**Given exercise:**
Print the lines of the listing below verbatim from its first line through the line bearing "tick_marker = Path([(0, 0), (0, 1)], [Path.MOVETO, Path.LINETO])". Any pictures are to be omitted.

— start Data provided —

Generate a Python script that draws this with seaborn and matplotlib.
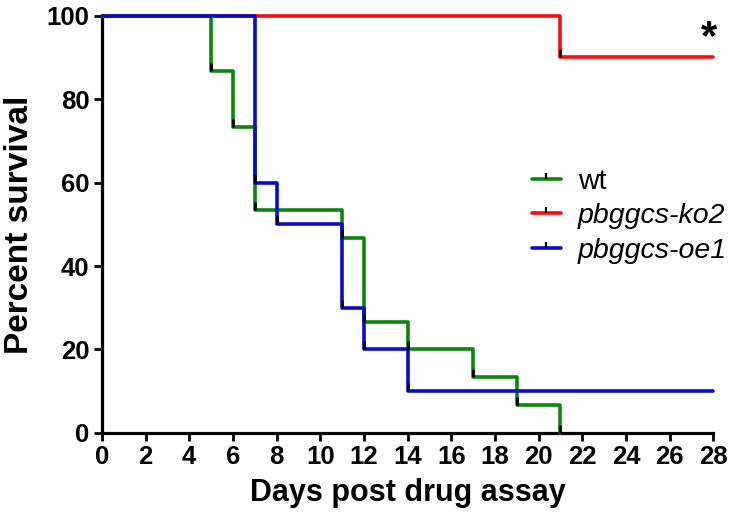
import numpy as np
import pandas as pd
import matplotlib
matplotlib.use("Agg")
import matplotlib.pyplot as plt
from matplotlib.lines import Line2D
from matplotlib.path import Path
import seaborn as sns

groups = ["wt", "pbggcs-ko2", "pbggcs-oe1"]
wt_days = [0, 5, 6, 7, 11, 12, 14, 17, 19, 21]
wt_surv = [100, 86.67, 73.33, 53.33, 46.67, 26.67, 20, 13.33, 6.67, 0]
ko2_days = [0, 21, 28]
ko2_surv = [100, 90, 90]
oe1_days = [0, 7, 8, 11, 12, 14, 28]
oe1_surv = [100, 60, 50, 30, 20, 10, 10]
x_ticks = list(range(0, 29, 2))
y_ticks = [0, 20, 40, 60, 80, 100]

colors = {"wt": "#0A870A", "pbggcs-ko2": "#FF0A0A", "pbggcs-oe1": "#0A0ACC"}
series = {"wt": (wt_days, wt_surv), "pbggcs-ko2": (ko2_days, ko2_surv),
          "pbggcs-oe1": (oe1_days, oe1_surv)}

sns.set_style("white")
plt.rcParams["font.family"] = ["Liberation Sans", "DejaVu Sans"]
plt.rcParams["text.color"] = "black"
plt.rcParams["axes.labelcolor"] = "black"
plt.rcParams["xtick.color"] = "black"
plt.rcParams["ytick.color"] = "black"

fig = plt.figure(figsize=(7.33, 5.26), dpi=100)
ax = fig.add_axes([0.139, 0.177, 0.834, 0.793])

tick_marker = Path([(0, 0), (0, 1)], [Path.MOVETO, Path.LINETO])

for g in ["pbggcs-ko2", "wt", "pbggcs-oe1"]:
    d, s = series[g]
    df = pd.DataFrame({"day": d, "surv": s})
    sns.lineplot(data=df, x="day", y="surv", ax=ax, color=colors[g],
                 drawstyle="steps-post", lw=2.6, estimator=None, sort=False,
                 clip_on=False, zorder=3)
    md = pd.DataFrame({"day": d[1:], "surv": s[1:]})
    if g != "wt":
        md = md.iloc[:-1]
    ax.plot(md["day"], md["surv"], ls="none", marker=tick_marker, ms=12,
            mew=2, mec="black", clip_on=False, zorder=4)

ax.set_xlim(0, 28)
ax.set_ylim(0, 100)
ax.set_xticks(x_ticks)
ax.set_yticks(y_ticks)
ax.tick_params(axis="both", which="major", direction="out", length=6, width=2,
               color="black", labelcolor="black", labelsize=18.5, pad=3,
               bottom=True, left=True)
for lab in ax.get_xticklabels() + ax.get_yticklabels():
    lab.set_fontweight("bold")
for sp in ["top", "right"]:
    ax.spines[sp].set_visible(False)
for sp in ["left", "bottom"]:
    ax.spines[sp].set_linewidth(2.3)
    ax.spines[sp].set_color("black")

ax.set_xlabel("Days post drug assay", fontsize=22, fontweight="bold",
              labelpad=6, color="black")
ax.set_ylabel("Percent survival", fontsize=24, fontweight="bold",
              labelpad=8, color="black")

ax.text(27.8, 99.5, "*", fontsize=30, fontweight="bold", ha="center", va="top")

handles = [Line2D([0], [0], color=colors[g], lw=2.6, marker=tick_marker, ms=9,
                  mew=1.6, mec="black") for g in groups]
labels = ["wt", "pbggcs-ko2", "pbggcs-oe1"]
leg = ax.legend(handles, labels, loc="upper left", bbox_to_anchor=(0.662, 0.695),
                frameon=False, fontsize=20.5, handlelength=1.0,
                handletextpad=0.6, labelspacing=0.3)
for t in leg.get_texts()[1:]:
    t.set_fontstyle("italic")

fig.savefig("out.png", dpi=100)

— end Data provided —

**Answer below:**
Generate a Python script that draws this with seaborn and matplotlib.
import numpy as np
import pandas as pd
import matplotlib
matplotlib.use("Agg")
import matplotlib.pyplot as plt
from matplotlib.lines import Line2D
from matplotlib.path import Path
import seaborn as sns

groups = ["wt", "pbggcs-ko2", "pbggcs-oe1"]
wt_days = [0, 5, 6, 7, 11, 12, 14, 17, 19, 21]
wt_surv = [100, 86.67, 73.33, 53.33, 46.67, 26.67, 20, 13.33, 6.67, 0]
ko2_days = [0, 21, 28]
ko2_surv = [100, 90, 90]
oe1_days = [0, 7, 8, 11, 12, 14, 28]
oe1_surv = [100, 60, 50, 30, 20, 10, 10]
x_ticks = list(range(0, 29, 2))
y_ticks = [0, 20, 40, 60, 80, 100]

colors = {"wt": "#0A870A", "pbggcs-ko2": "#FF0A0A", "pbggcs-oe1": "#0A0ACC"}
series = {"wt": (wt_days, wt_surv), "pbggcs-ko2": (ko2_days, ko2_surv),
          "pbggcs-oe1": (oe1_days, oe1_surv)}

sns.set_style("white")
plt.rcParams["font.family"] = ["Liberation Sans", "DejaVu Sans"]
plt.rcParams["text.color"] = "black"
plt.rcParams["axes.labelcolor"] = "black"
plt.rcParams["xtick.color"] = "black"
plt.rcParams["ytick.color"] = "black"

fig = plt.figure(figsize=(7.33, 5.26), dpi=100)
ax = fig.add_axes([0.139, 0.177, 0.834, 0.793])

tick_marker = Path([(0, 0), (0, 1)], [Path.MOVETO, Path.LINETO])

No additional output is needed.